##### Provided records #####

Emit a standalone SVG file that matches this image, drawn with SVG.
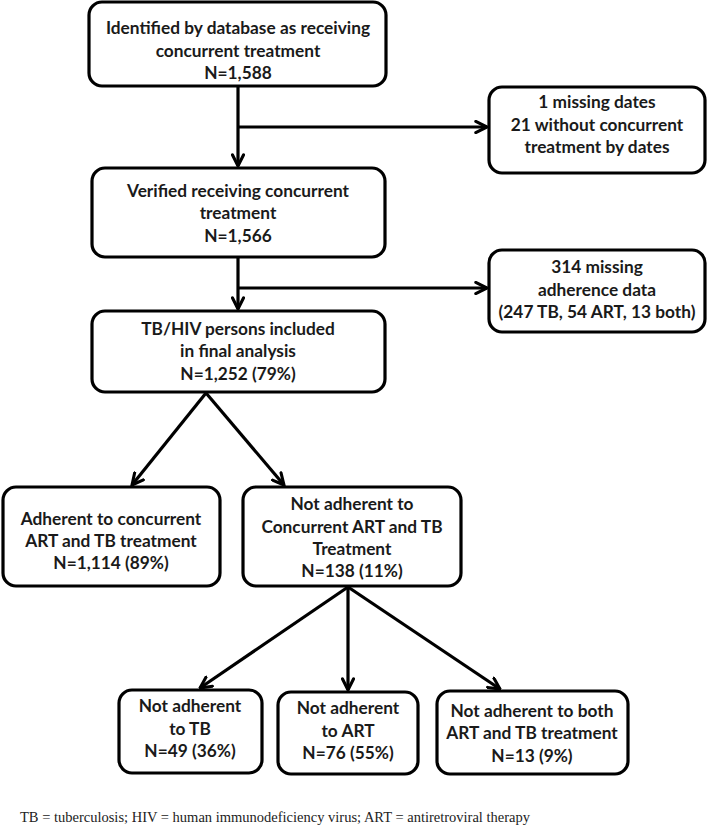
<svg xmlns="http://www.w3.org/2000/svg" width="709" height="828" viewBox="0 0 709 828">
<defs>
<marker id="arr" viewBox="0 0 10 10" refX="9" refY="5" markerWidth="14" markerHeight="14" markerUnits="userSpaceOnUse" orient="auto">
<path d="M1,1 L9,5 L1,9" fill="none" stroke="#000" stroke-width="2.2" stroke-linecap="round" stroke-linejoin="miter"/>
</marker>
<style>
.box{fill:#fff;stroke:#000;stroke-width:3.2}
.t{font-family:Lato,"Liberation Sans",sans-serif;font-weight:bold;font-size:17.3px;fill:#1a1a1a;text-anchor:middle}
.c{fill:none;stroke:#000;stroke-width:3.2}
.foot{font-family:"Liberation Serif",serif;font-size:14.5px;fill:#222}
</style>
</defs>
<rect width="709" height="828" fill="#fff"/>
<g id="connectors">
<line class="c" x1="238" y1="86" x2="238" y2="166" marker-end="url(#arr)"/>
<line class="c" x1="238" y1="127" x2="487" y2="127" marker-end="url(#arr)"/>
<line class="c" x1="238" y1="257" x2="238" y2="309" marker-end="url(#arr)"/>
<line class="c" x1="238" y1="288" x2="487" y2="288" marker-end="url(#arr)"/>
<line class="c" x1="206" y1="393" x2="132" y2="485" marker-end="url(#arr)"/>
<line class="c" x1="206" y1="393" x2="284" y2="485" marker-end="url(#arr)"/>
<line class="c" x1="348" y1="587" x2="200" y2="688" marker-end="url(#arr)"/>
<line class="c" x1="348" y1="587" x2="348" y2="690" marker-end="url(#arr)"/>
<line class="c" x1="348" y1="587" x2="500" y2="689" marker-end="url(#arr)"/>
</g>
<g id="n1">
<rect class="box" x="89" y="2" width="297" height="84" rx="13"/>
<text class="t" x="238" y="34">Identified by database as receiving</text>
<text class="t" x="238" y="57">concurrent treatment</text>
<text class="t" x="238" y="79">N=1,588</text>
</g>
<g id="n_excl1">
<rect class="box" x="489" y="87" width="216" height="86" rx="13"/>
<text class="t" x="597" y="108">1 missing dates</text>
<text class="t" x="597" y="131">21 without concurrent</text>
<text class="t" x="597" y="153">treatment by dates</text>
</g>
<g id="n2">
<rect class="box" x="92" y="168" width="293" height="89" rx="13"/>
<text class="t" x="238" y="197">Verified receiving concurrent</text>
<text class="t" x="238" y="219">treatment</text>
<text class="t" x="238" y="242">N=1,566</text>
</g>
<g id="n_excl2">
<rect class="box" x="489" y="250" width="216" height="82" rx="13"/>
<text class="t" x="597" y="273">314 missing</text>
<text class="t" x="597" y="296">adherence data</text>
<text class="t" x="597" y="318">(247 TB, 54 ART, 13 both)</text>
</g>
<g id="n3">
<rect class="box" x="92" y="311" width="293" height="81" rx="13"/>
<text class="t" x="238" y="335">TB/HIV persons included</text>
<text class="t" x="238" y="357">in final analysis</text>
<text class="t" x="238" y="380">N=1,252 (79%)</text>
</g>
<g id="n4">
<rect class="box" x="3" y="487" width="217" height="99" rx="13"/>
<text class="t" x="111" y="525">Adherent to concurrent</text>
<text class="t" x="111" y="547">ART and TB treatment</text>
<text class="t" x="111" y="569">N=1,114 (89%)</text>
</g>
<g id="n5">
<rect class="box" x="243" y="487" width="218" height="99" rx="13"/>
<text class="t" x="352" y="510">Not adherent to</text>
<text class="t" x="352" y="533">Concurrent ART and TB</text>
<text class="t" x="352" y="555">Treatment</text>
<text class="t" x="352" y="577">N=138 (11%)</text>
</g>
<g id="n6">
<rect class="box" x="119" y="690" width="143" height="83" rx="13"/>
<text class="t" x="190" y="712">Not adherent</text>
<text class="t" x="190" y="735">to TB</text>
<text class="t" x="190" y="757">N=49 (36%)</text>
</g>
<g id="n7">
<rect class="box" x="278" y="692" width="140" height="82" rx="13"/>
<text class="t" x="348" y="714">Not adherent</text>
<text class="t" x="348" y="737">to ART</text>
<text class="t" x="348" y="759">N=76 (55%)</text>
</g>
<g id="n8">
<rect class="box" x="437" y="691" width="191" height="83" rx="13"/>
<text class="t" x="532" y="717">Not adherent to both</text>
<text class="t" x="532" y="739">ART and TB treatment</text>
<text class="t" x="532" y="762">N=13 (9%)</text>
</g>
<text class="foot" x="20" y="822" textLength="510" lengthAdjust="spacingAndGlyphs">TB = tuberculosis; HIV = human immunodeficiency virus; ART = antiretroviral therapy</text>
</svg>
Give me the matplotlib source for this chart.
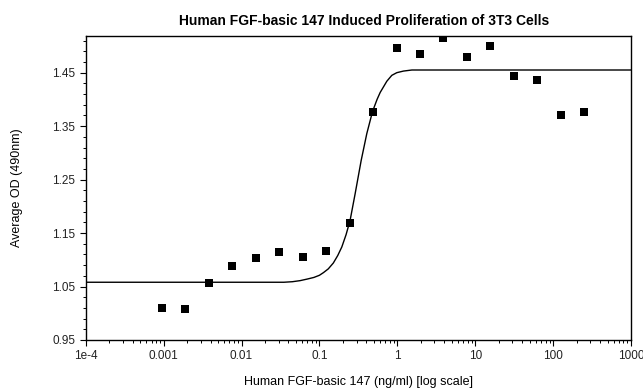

#####

Problem statement> Print out the material word for word, omitting the pictures.

Exercise result>
Emit a standalone SVG file that matches this image, drawn with SVG.
<svg xmlns="http://www.w3.org/2000/svg" width="709" height="828" viewBox="0 0 709 828">
<defs>
<marker id="arr" viewBox="0 0 10 10" refX="9" refY="5" markerWidth="14" markerHeight="14" markerUnits="userSpaceOnUse" orient="auto">
<path d="M1,1 L9,5 L1,9" fill="none" stroke="#000" stroke-width="2.2" stroke-linecap="round" stroke-linejoin="miter"/>
</marker>
<style>
.box{fill:#fff;stroke:#000;stroke-width:3.2}
.t{font-family:Lato,"Liberation Sans",sans-serif;font-weight:bold;font-size:17.3px;fill:#1a1a1a;text-anchor:middle}
.c{fill:none;stroke:#000;stroke-width:3.2}
.foot{font-family:"Liberation Serif",serif;font-size:14.5px;fill:#222}
</style>
</defs>
<rect width="709" height="828" fill="#fff"/>
<g id="connectors">
<line class="c" x1="238" y1="86" x2="238" y2="166" marker-end="url(#arr)"/>
<line class="c" x1="238" y1="127" x2="487" y2="127" marker-end="url(#arr)"/>
<line class="c" x1="238" y1="257" x2="238" y2="309" marker-end="url(#arr)"/>
<line class="c" x1="238" y1="288" x2="487" y2="288" marker-end="url(#arr)"/>
<line class="c" x1="206" y1="393" x2="132" y2="485" marker-end="url(#arr)"/>
<line class="c" x1="206" y1="393" x2="284" y2="485" marker-end="url(#arr)"/>
<line class="c" x1="348" y1="587" x2="200" y2="688" marker-end="url(#arr)"/>
<line class="c" x1="348" y1="587" x2="348" y2="690" marker-end="url(#arr)"/>
<line class="c" x1="348" y1="587" x2="500" y2="689" marker-end="url(#arr)"/>
</g>
<g id="n1">
<rect class="box" x="89" y="2" width="297" height="84" rx="13"/>
<text class="t" x="238" y="34">Identified by database as receiving</text>
<text class="t" x="238" y="57">concurrent treatment</text>
<text class="t" x="238" y="79">N=1,588</text>
</g>
<g id="n_excl1">
<rect class="box" x="489" y="87" width="216" height="86" rx="13"/>
<text class="t" x="597" y="108">1 missing dates</text>
<text class="t" x="597" y="131">21 without concurrent</text>
<text class="t" x="597" y="153">treatment by dates</text>
</g>
<g id="n2">
<rect class="box" x="92" y="168" width="293" height="89" rx="13"/>
<text class="t" x="238" y="197">Verified receiving concurrent</text>
<text class="t" x="238" y="219">treatment</text>
<text class="t" x="238" y="242">N=1,566</text>
</g>
<g id="n_excl2">
<rect class="box" x="489" y="250" width="216" height="82" rx="13"/>
<text class="t" x="597" y="273">314 missing</text>
<text class="t" x="597" y="296">adherence data</text>
<text class="t" x="597" y="318">(247 TB, 54 ART, 13 both)</text>
</g>
<g id="n3">
<rect class="box" x="92" y="311" width="293" height="81" rx="13"/>
<text class="t" x="238" y="335">TB/HIV persons included</text>
<text class="t" x="238" y="357">in final analysis</text>
<text class="t" x="238" y="380">N=1,252 (79%)</text>
</g>
<g id="n4">
<rect class="box" x="3" y="487" width="217" height="99" rx="13"/>
<text class="t" x="111" y="525">Adherent to concurrent</text>
<text class="t" x="111" y="547">ART and TB treatment</text>
<text class="t" x="111" y="569">N=1,114 (89%)</text>
</g>
<g id="n5">
<rect class="box" x="243" y="487" width="218" height="99" rx="13"/>
<text class="t" x="352" y="510">Not adherent to</text>
<text class="t" x="352" y="533">Concurrent ART and TB</text>
<text class="t" x="352" y="555">Treatment</text>
<text class="t" x="352" y="577">N=138 (11%)</text>
</g>
<g id="n6">
<rect class="box" x="119" y="690" width="143" height="83" rx="13"/>
<text class="t" x="190" y="712">Not adherent</text>
<text class="t" x="190" y="735">to TB</text>
<text class="t" x="190" y="757">N=49 (36%)</text>
</g>
<g id="n7">
<rect class="box" x="278" y="692" width="140" height="82" rx="13"/>
<text class="t" x="348" y="714">Not adherent</text>
<text class="t" x="348" y="737">to ART</text>
<text class="t" x="348" y="759">N=76 (55%)</text>
</g>
<g id="n8">
<rect class="box" x="437" y="691" width="191" height="83" rx="13"/>
<text class="t" x="532" y="717">Not adherent to both</text>
<text class="t" x="532" y="739">ART and TB treatment</text>
<text class="t" x="532" y="762">N=13 (9%)</text>
</g>
<text class="foot" x="20" y="822" textLength="510" lengthAdjust="spacingAndGlyphs">TB = tuberculosis; HIV = human immunodeficiency virus; ART = antiretroviral therapy</text>
</svg>
Give me the matplotlib source for this chart.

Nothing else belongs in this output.